# Looking for a Puppy



## kdalts3759 (Nov 4, 2014)

Hi guys

I am looking for a puppy (or 2) - does anyone have or know of someone that has any available? We are especially interested in a German Sheppard and/or a Rottweiller but they must be pups no more that 16 weeks old.

We have registered our interest with the local vets but so far no joy.

Our location is 2 km from Penne in Abruzzo.

Many thanks in advance.


----------



## pudd 2 (Dec 10, 2008)

kdalts3759 said:


> Hi guys
> 
> I am looking for a puppy (or 2) - does anyone have or know of someone that has any available? We are especially interested in a German Sheppard and/or a Rottweiller but they must be pups no more that 16 weeks old.
> 
> ...


there is a verry good german sheperd breeder just out side pescara nord on the pene road the name escapes me at the moment but there are signs beside the road pichering a german sheperd


----------



## kdalts3759 (Nov 4, 2014)

Thanks for the reply. I checked this out but the breeders are asking a seriously high price of 1,800 Eu per puppy. Not sure how this is justified but will pass on it.

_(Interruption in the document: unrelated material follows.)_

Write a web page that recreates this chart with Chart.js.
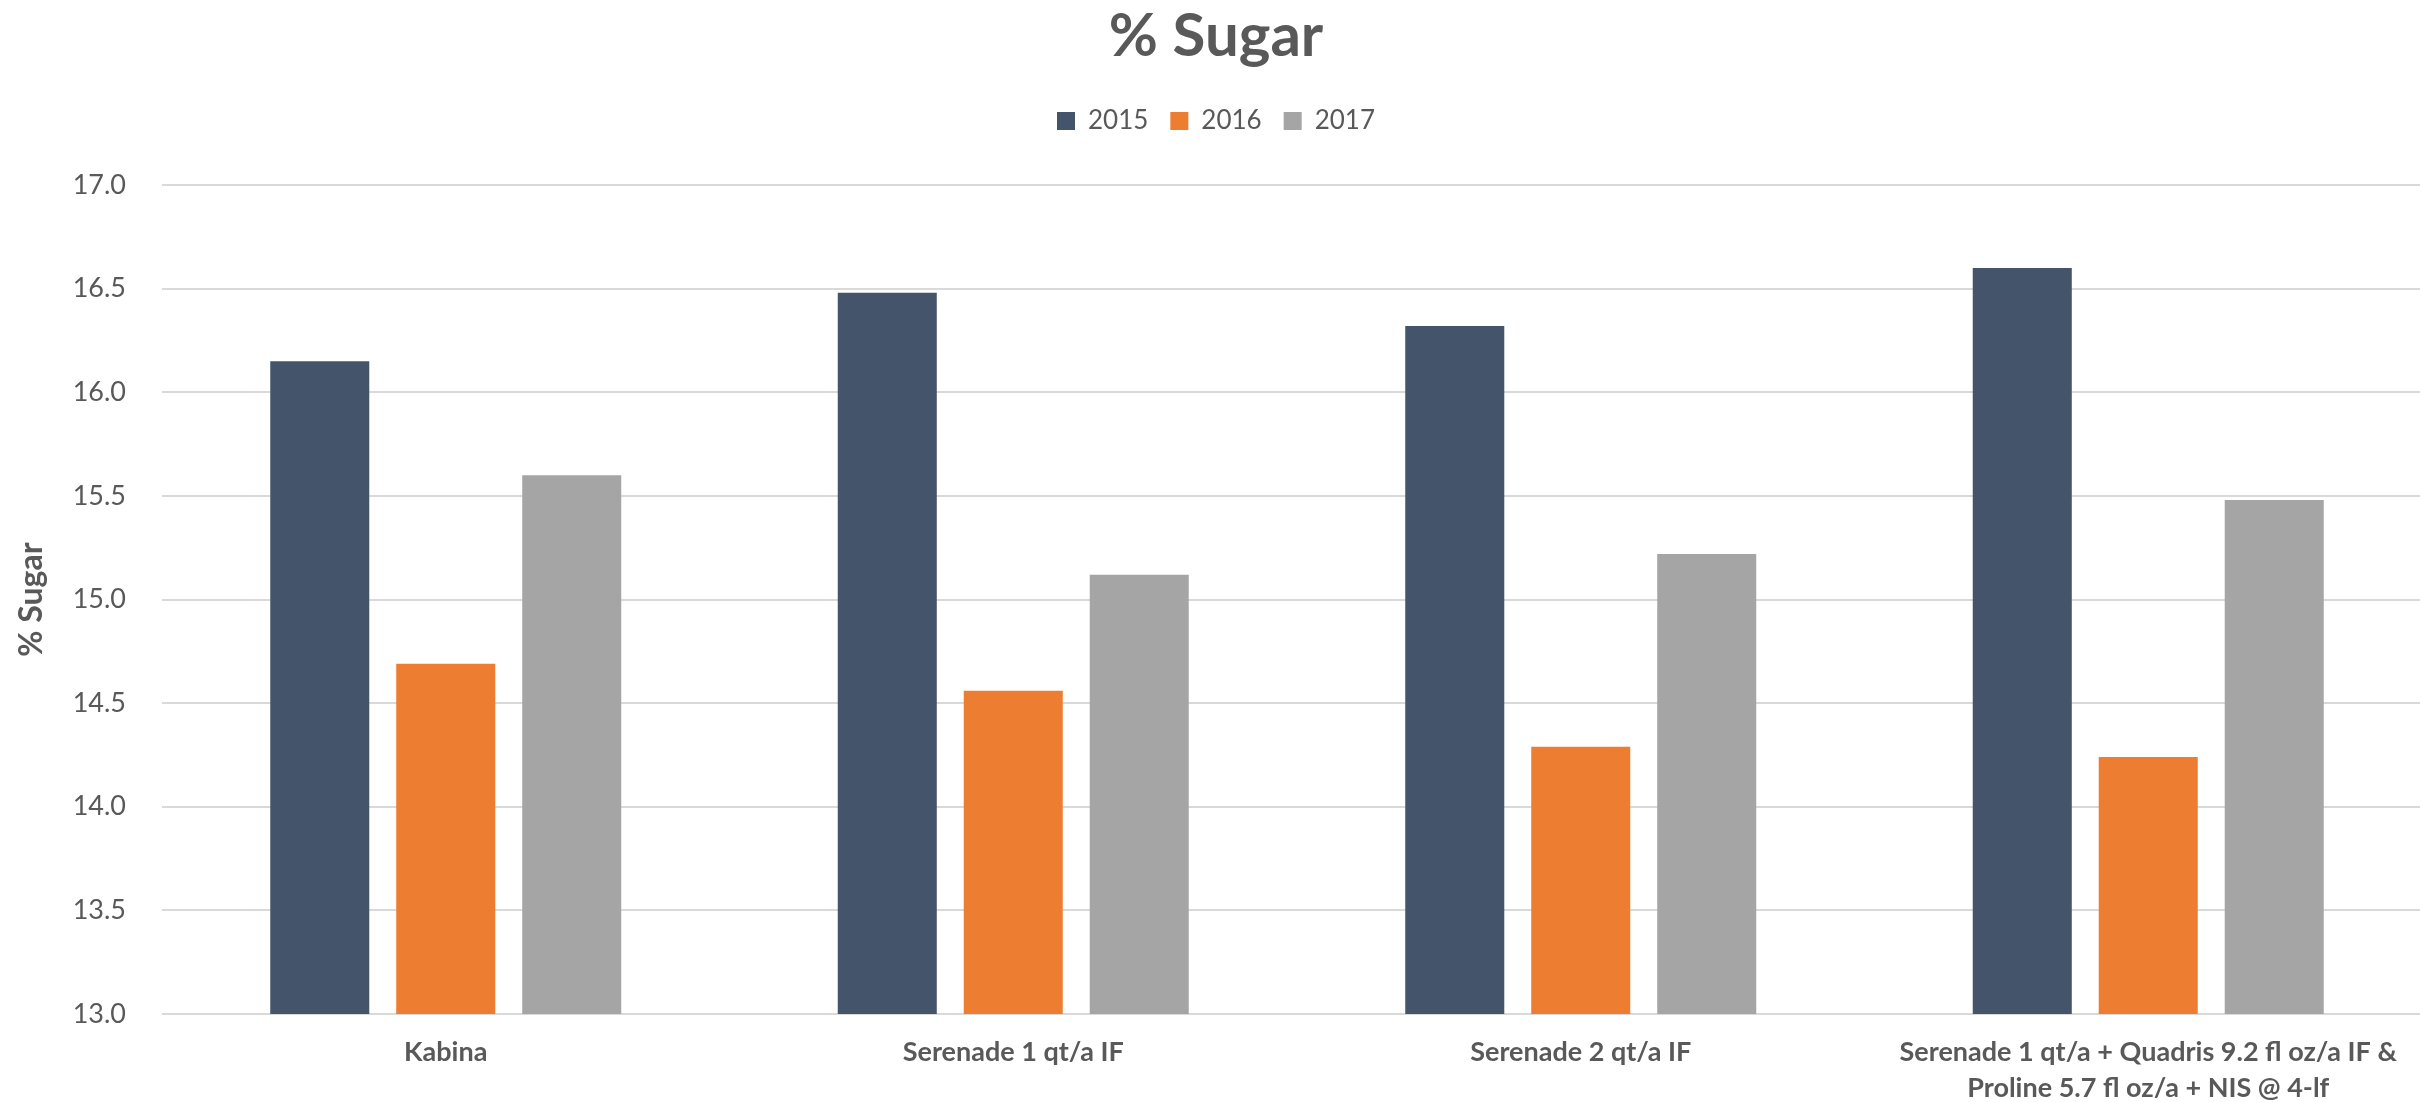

Does anyone else know of where we could get a puppy at a reasonable price please - in the UK a typical cost would be between 400-500 GBP. Extending the search to any large dog similar to an Alsation.

Many thanks in advance


----------



## pudd 2 (Dec 10, 2008)

kdalts3759 said:


> Thanks for the reply. I checked this out but the breeders are asking a seriously high price of 1,800 Eu per puppy. Not sure how this is justified but will pass on it.
> 
> Does anyone else know of where we could get a puppy at a reasonable price please - in the UK a typical cost would be between 400-500 GBP. Extending the search to any large dog similar to an Alsation.
> 
> Many thanks in advance


Please PLease dont buy one . do as we did got a Young goargase puppy from our local vet 

free fully chiped vacinated full heath check , and spayed free on reaching age 

there are somany dogs needing homes in abruzzo iam sure you will find what you want 

if you would like the vets number pm me or ask on line . she is in charge of the local canile and a dam good vet , and cheap you would not belive the prices , 


she allso has all up to date xray blood analacis all the top machines 


oh buy the way our little sophy was abanded in a shoe box with her sister out side the canile 
she is now the most spoiled dog in the world give a dog a home for Christmas 

they wil thank you forever :welcome:


----------



## kdalts3759 (Nov 4, 2014)

Great advice... thanks very much. I'll ping you a personal note to get the details.

many thanks again

EDIT: Cant find how to send you a personal note - lol


----------